By the time the live album "Made In Europe" was released, Deep Purple had practically disbanded. In fact, this album was released as a sort of epitaph by Purple Records and published by EMI months after the band's last album of the 1970s, "Come Taste The Band". While the so-called Mark II lineup (Glover, Blackmore, Gillan, Lord, and Paice) had released their live album, the fabulous "Made In Japan", this Mark III lineup, composed of Blackmore, Lord, Paice, Coverdale, and Hughes, would also have its own live album, recorded during the "Stormbringer" tour in April 1975 in Germany and Austria. Specifically, these would be the last three shows the band would play, and therefore the last for guitarist Ritchie Blackmore before he left to found Rainbow later that year. Constantly overshadowed by the aforementioned "Made In Japan", this live album still showcases the greatness that Deep Purple retained at that time. The superb performances of the glorious “Burn” and “Mistreated” alone are reason enough to consider this epitaph a fitting end to the band's career in that decade.
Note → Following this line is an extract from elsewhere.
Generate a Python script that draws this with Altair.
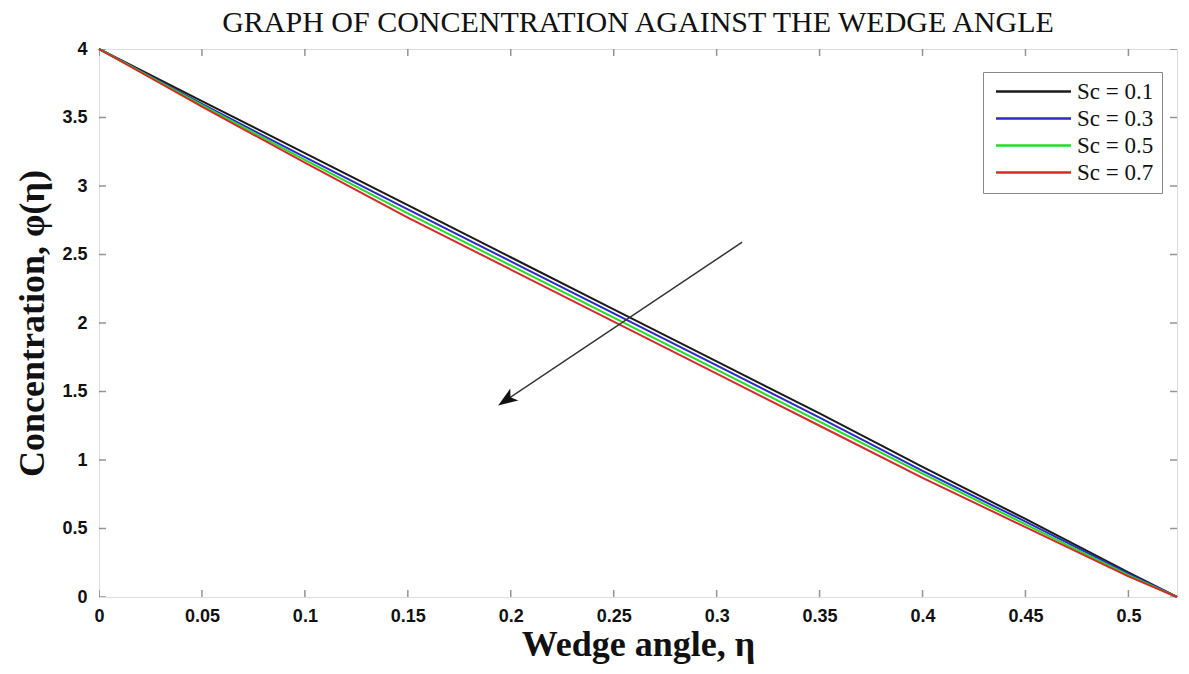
import altair as alt
import pandas as pd

# ---- data ----
eta = [0.0, 0.05, 0.1, 0.15, 0.2, 0.25, 0.3, 0.35, 0.4, 0.45, 0.5, 0.5236]
sc_01 = [4.0, 3.62, 3.24, 2.86, 2.48, 2.10, 1.72, 1.34, 0.95, 0.57, 0.18, 0.0]
sc_03 = [4.0, 3.60, 3.21, 2.83, 2.45, 2.07, 1.69, 1.31, 0.92, 0.55, 0.17, 0.0]
sc_05 = [4.0, 3.59, 3.19, 2.80, 2.42, 2.04, 1.66, 1.28, 0.90, 0.53, 0.16, 0.0]
sc_07 = [4.0, 3.58, 3.17, 2.77, 2.39, 2.01, 1.63, 1.25, 0.87, 0.51, 0.15, 0.0]
series_names = ["Sc = 0.1", "Sc = 0.3", "Sc = 0.5", "Sc = 0.7"]
series_colors = ["#1a1a1a", "#2a2ac8", "#22dd22", "#d42a2a"]

arrow_x = [0.3124, 0.198]
arrow_y = [2.59, 1.44]

x_ticks = [0.0, 0.05, 0.1, 0.15, 0.2, 0.25, 0.3, 0.35, 0.4, 0.45, 0.5]
y_ticks = [0.0, 0.5, 1.0, 1.5, 2.0, 2.5, 3.0, 3.5, 4.0]
X_MAX = 0.5236
Y_MAX = 4.0

rows = []
for name, vals in zip(series_names, [sc_01, sc_03, sc_05, sc_07]):
    for xv, yv in zip(eta, vals):
        rows.append({"eta": xv, "phi": yv, "series": name})
df = pd.DataFrame(rows)

xs = alt.Scale(domain=[0, X_MAX], nice=False, zero=False)
ys = alt.Scale(domain=[0, Y_MAX], nice=False, zero=False)

serif = "Liberation Serif"
sans = "Liberation Sans"

lines = alt.Chart(df).mark_line(strokeWidth=2).encode(
    x=alt.X("eta:Q", scale=xs,
            axis=alt.Axis(values=x_ticks, format=".2~f", title="Wedge angle, η",
                          labelFont=sans, labelFontWeight="bold", labelFontSize=18,
                          labelColor="#111", labelPadding=10, tickSize=0,
                          labelFlush=False,
                          domain=False, grid=False, titleFont=serif,
                          titleFontSize=36, titleFontWeight="bold",
                          titleColor="#111", titlePadding=2)),
    y=alt.Y("phi:Q", scale=ys,
            axis=alt.Axis(values=y_ticks, format=".1~f", title="Concentration, φ(η)",
                          labelFont=sans, labelFontWeight="bold", labelFontSize=18,
                          labelColor="#111", labelPadding=12, tickSize=0,
                          labelFlush=False,
                          domain=False, grid=False, titleFont=serif,
                          titleFontSize=36, titleFontWeight="bold",
                          titleColor="#111", titlePadding=10)),
    color=alt.Color("series:N",
                    scale=alt.Scale(domain=series_names, range=series_colors),
                    legend=alt.Legend(title=None, orient="none",
                                      legendX=884, legendY=23,
                                      symbolType="M-5,0L5,0", symbolSize=225,
                                      symbolStrokeWidth=2.5, symbolOffset=31,
                                      labelFont=serif, labelFontSize=23,
                                      labelColor="#111", labelOffset=32,
                                      rowPadding=3, padding=8,
                                      strokeColor="#888", fillColor="white",
                                      offset=0)),
    order=alt.Order("series:N", sort="descending"),
)

arrow_df = pd.DataFrame({"x": arrow_x, "y": arrow_y, "o": [0, 1]})
arrow_line = alt.Chart(arrow_df).mark_line(color="#333", strokeWidth=1.5).encode(
    x=alt.X("x:Q", scale=xs), y=alt.Y("y:Q", scale=ys), order="o:Q")
arrow_head = alt.Chart(arrow_df.iloc[[1]]).mark_point(
    shape="M0,-1L0.7,0.9L0,0.45L-0.7,0.9Z", filled=True, color="#111",
    size=420, angle=236, opacity=1).encode(
    x=alt.X("x:Q", scale=xs), y=alt.Y("y:Q", scale=ys))

# inward box ticks
xt = pd.DataFrame({"t": x_ticks})
yt = pd.DataFrame({"t": y_ticks})
tick_col = "#666"
xb = alt.Chart(xt).mark_tick(color=tick_col, size=14, thickness=1.5, orient="vertical", clip=True).encode(
    x=alt.X("t:Q", scale=xs), y=alt.datum(0, scale=ys))
xtp = alt.Chart(xt).mark_tick(color=tick_col, size=14, thickness=1.5, orient="vertical", clip=True).encode(
    x=alt.X("t:Q", scale=xs), y=alt.datum(Y_MAX, scale=ys))
yl = alt.Chart(yt).mark_tick(color=tick_col, size=14, thickness=1.5, orient="horizontal", clip=True).encode(
    y=alt.Y("t:Q", scale=ys), x=alt.datum(0, scale=xs))
yr = alt.Chart(yt).mark_tick(color=tick_col, size=14, thickness=1.5, orient="horizontal", clip=True).encode(
    y=alt.Y("t:Q", scale=ys), x=alt.datum(X_MAX, scale=xs))

chart = alt.layer(xb, xtp, yl, yr, lines, arrow_line, arrow_head).properties(
    width=1078, height=548,
    title=alt.Title("GRAPH OF CONCENTRATION AGAINST THE WEDGE ANGLE",
                    font=serif, fontSize=30, fontWeight="normal", color="#111",
                    anchor="middle", offset=2),
    autosize=alt.AutoSizeParams(type="none"),
    padding={"left": 99, "top": 49, "right": 12, "bottom": 77},
).configure_view(stroke="#888", strokeWidth=1.5).configure(background="white")

chart.save("out.html", embed_options={"renderer": "svg", "actions": False})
The rest of the tracks on this live album are no less impressive: the frenetic “Lady Double Dealer” showcases the vocal prowess of Coverdale and Hughes with a Blackmore in top form on guitar; “You Fool No One” becomes a kind of jam session for the sheer mischief of an exceptional Blackmore and the extraordinary skills of Paice on drums; and the album concludes with the portentous “Stormbringer”. This work would mark the end of Deep Purple in the 70s, thus leaving the band's fans orphaned...at least for ten years when they would reunite for the long-awaited return with the prodigious "Perfect Strangers", but in the meantime the Purple saga would continue with the aforementioned Rainbow, Whitesnake or Ian Gillan Band who would fill that gap in an extraordinary way, until the aforementioned return of the best Purple lineup in 1984.